How coding with 3-D objects helps students incorporate engineering with creativity and social skills
A student comes running over holding a set of small plastic beakers. “Let him use these” she excitedly shouts putting them under the LEGO gorilla’s drumming arms. Today’s group has decided to make a zoo. Using an intricate system of LEGO’s block based coding, LEGO bricks, gears, motors, and sensors they have built a lion laying in wait that uses a motion detector to rise up when it detects someone walk by, a pair of birds that flap and dance, an alligator that can detect things falling in its mouth to chomp on them, and the musical gorilla that can drum different rhythms based on the orientation of its gears. They made their zoo complete by building an array of cages, carts, an admission ticket booth, and even a gift shop.
Yesterday’s group decided to build their own carnival complete with competing spinning ferris wheel—one which rotated so quickly it was deemed the “Ferris Wheel of Death”—and even a “Carnival Jail” which had such high security it used sensors to sound an alarm every time movement was detected.
While it may not seem like it, these students have really been learning how to program and creating complex machines with gears, motors and sensors.
Too often, coding can seem so daunting. We think it involves intricate, abstract skills or it is an isolated activity done behind a computer screen. Coding with 3-D, LEGO-constructed objects helps students experience the tangibility of coding, connecting it with creativity and imagination.
Getting Started in a Familiar Way When you’re using something familiar, like LEGO bricks, it becomes one less hurdle to overcome. Many coding systems start with the abstract, requiring students to make something virtual on a screen. This often means learning how to illustrate on the computer, upload images, and/or use the stock images provided by block-based coding programs.

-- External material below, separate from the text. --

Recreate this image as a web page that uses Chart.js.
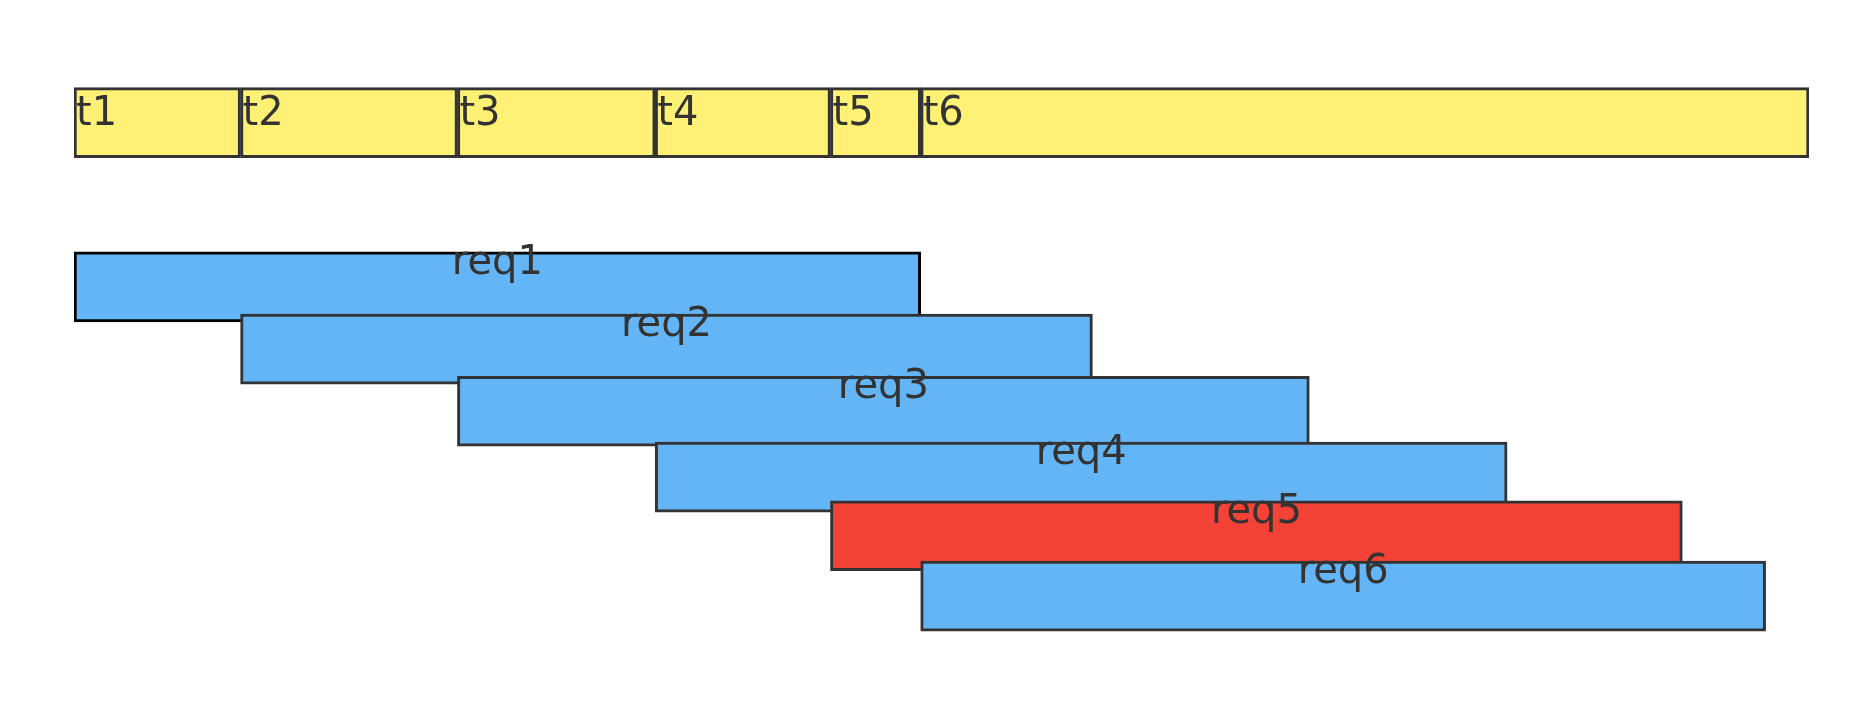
<!DOCTYPE html>
<html>
<head>
  <style>
    html, body { margin: 0; padding: 0; background: #fff; }
    .chart-container { position: relative; width: 1872px; height: 725px; }
  </style>
  <script src="https://cdn.jsdelivr.net/npm/chart.js"></script>
</head>
<body>
  <div class="chart-container">
    <canvas id="reqChart"></canvas>
  </div>
  <script>
    // time marks on the timeline (percent of total span)
    const tickLabels = ['t1', 't2', 't3', 't4', 't5', 't6'];
    const tickTimes = [0, 9.6, 22.1, 33.5, 43.6, 48.8];
    const timelineEnd = 100;

    // requests: start / end times and row positions
    const reqNames = ['req1', 'req2', 'req3', 'req4', 'req5', 'req6'];
    const reqStart = [0, 9.6, 22.1, 33.5, 43.6, 48.8];
    const reqEnd = [48.8, 58.7, 71.2, 82.6, 92.7, 97.5];
    const reqRow = [238, 308, 378, 452, 518, 586];
    const timelineRow = 132;

    document.addEventListener('DOMContentLoaded', function() {
      const ctx = document.getElementById('reqChart').getContext('2d');

      const segments = tickTimes.map((t, i) => ({
        x: [t, i < tickTimes.length - 1 ? tickTimes[i + 1] : timelineEnd],
        y: timelineRow
      }));
      const reqs = reqNames.map((n, i) => ({ x: [reqStart[i], reqEnd[i]], y: reqRow[i] }));

      const labelPlugin = {
        id: 'labels',
        afterDatasetsDraw(chart) {
          const c = chart.ctx;
          const xs = chart.scales.x, ys = chart.scales.y;
          c.save();
          c.fillStyle = '#333';
          c.font = '40px "DejaVu Sans"';
          c.textBaseline = 'alphabetic';
          c.textAlign = 'left';
          const top = ys.getPixelForValue(timelineRow) - 34;
          tickLabels.forEach((l, i) => {
            c.fillText(l, xs.getPixelForValue(tickTimes[i]) + 2, top + 1);
          });
          c.textAlign = 'center';
          reqNames.forEach((n, i) => {
            const cx = (xs.getPixelForValue(reqStart[i]) + xs.getPixelForValue(reqEnd[i])) / 2;
            c.fillText(n, cx, ys.getPixelForValue(reqRow[i]) + 22);
          });
          c.restore();
        }
      };

      new Chart(ctx, {
        type: 'bar',
        data: {
          datasets: [{
            data: segments,
            backgroundColor: '#fff176',
            borderColor: '#333',
            borderWidth: 3,
            borderSkipped: false,
            barThickness: 70
          }, {
            data: reqs,
            backgroundColor: reqNames.map((n, i) => i === 4 ? '#f44336' : '#64b5f6'),
            borderColor: reqNames.map((n, i) => i === 0 ? '#000' : '#333'),
            borderWidth: 3,
            borderSkipped: false,
            barThickness: 70
          }]
        },
        options: {
          indexAxis: 'y',
          responsive: true,
          maintainAspectRatio: false,
          animation: false,
          layout: { padding: { left: 74, right: 63, top: 0, bottom: 0 } },
          scales: {
            x: { type: 'linear', min: 0, max: 100, display: false },
            y: { type: 'linear', min: 0, max: 725, reverse: true, display: false }
          },
          plugins: {
            legend: { display: false },
            tooltip: { enabled: false }
          }
        },
        plugins: [labelPlugin]
      });
    });
  </script>
</body>
</html>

We have discovered that it is much easier for students to create with LEGOs and add the motors and sensors to their creation, then quickly and easily make further modifications to their LEGO creation. It can be easy to add on to your physical robot, but often a frustrating step to modify a virtual creation before even coding it to do something. When kids are working with something they can see touch, feel and experience, they want to keep adding on to it, taking it apart, building something else, and trying again, rather than a virtual system.
Using 3-D Structures Helps Kids Develop Complex Engineering Skills When coding a LEGO-based system, rather than seeing an icon on the screen move, you actually see your own robot move. Students aren’t just learning to code, but they are learning different engineering concepts. To build, they need to experience different types of gears and recognize how they distribute power, learn how motors work, and how sensors read information.
Incorporating Creativity, Imagination, and Social Skills Though learning how to code and memorizing different coding commands is becoming an essential, marketable skill in this digital age, it is quickly becoming outsourced to individuals in other countries that can do it quicker, longer and for less pay.
What is truly important about knowing how to code is developing unique applications of that code, being creative and inventive. As educators we should be using code to boost creativity and innovation in our children.
With our programs, students are learning the elements of coding and engineering, then we push them a step further to determine “Now that I know this, what can I do with it”?
Using the LEGO system, they are not stuck behind the computer screen, but they are working collaboratively to invent their own worlds. Besides the zoo and carnival, we have seen groups of students work together to build moving objects to with deep storylines creating the Island Prison from the Disney Descendants films, a magical village based on Hogwarts, and their own futuristic world and cars.